In search of the Pluriverse
Can we as humans and other living beings learn to live together, in difference? Can we design a future that actually has a future? Join artist and researcher Sophie Krier and editor and storyteller Erik Wong in their search for alternative perspectives, radical imaginations and a world in which many worlds can thrive. It's a search for something that is already here: the pluriverse all around us.
Wong and Krier have adopted a perspective put forward by Arturo Escobar in his book Designs for the Pluriverse: Radical Interdependence, Autonomy, and the Making of Worlds (Duke University Press, 2018) – see the background page in this web magazine.
“ What are the consequences of these pluriversal notions in daily life? ”
The search was initiated as a part of The Travelling Academy. For their search Wong and Krier visit five locations at the fringes of Europe: İstanbul, Casablanca and Berlin (often seen as gateways to and from Central Asia, North Africa and old Europe respectively) and two rural areas: the Isle of Mull and Asturias (as places for self-sufficient living). For each edition, four makers join Erik and Sophie: two locally based, and two based in the Netherlands. Every conversation and encounter builds on the previous one in an effort to create a vibrant network that connects different places, types of knowing and ways of living.
You can access all the talks via the instagram account that functions as a radio guide. You can also look for the talks on the podcast platform of your choice.
Exhibition
Besides the podcast series, there is an exhibition that will open on 22 April 2022.
Essay
As well as watching and listening, you can also read the introduction to the pluriverse by Dirk van Weelden.
“ Come in, the door is open. (...) We invite you to turn off the television and look at one another face-to-face: our history, our struggle, our words, which are clumsy but sincere. Turn on your flashlight and illuminate well. (...) Every freed farm, here or in any corner of the world, is a territory that adds up to reestablish the equilibrium of Uma Kiwe. It is our common house, our only one. There it is, yes: come in, the door is open. ”
Source: "Libertad para la Madre Tierra," spoken May 28, 2010 by the Asociación de Cabildos Indígenas del Norte del Cauca.
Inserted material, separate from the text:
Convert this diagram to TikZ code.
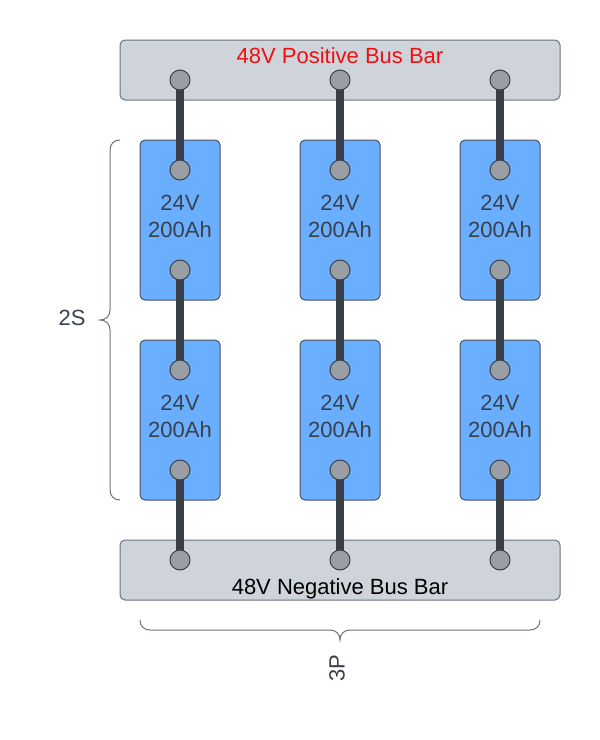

In: Designs for the Pluriverse, p. 199.
Acknowledgements
Arturo Escobar wishes to acknowledge the Zapatista cosmovision Queremos un mundo donde quepan muchos mundos (trans. we want a world in which many worlds fit), Marisol de la Cadena and Mario Blaser for co-enunciating the notion of the pluriverse.
Mental Weather
In the initial webcover of this web magazine, visitors landed in an animated field of symbols made by graphic designer Miquel Hervás Gómez. Rain-, snow- or sun-like signs and color gradings hinted at the live weather conditions on Mull, in Berlin, Casablanca, İstanbul and Asturias.
In Miquel’s own words: “One-in-five atmospheric identities generated by real time weather reports from the five localities make up a constant geo(typo)graphic system reflecting on the commonality (or not) between the geographical coordinates. The typeface is affected by the (un)likely weather conditions."
Look for different (ambient) inputs such as wind intensity, temperature, humidity and daylight in the above simulation. Miquel’s contribution inspired Wong & Krier to start each talk by checking with their podcast guests how their mental weather is.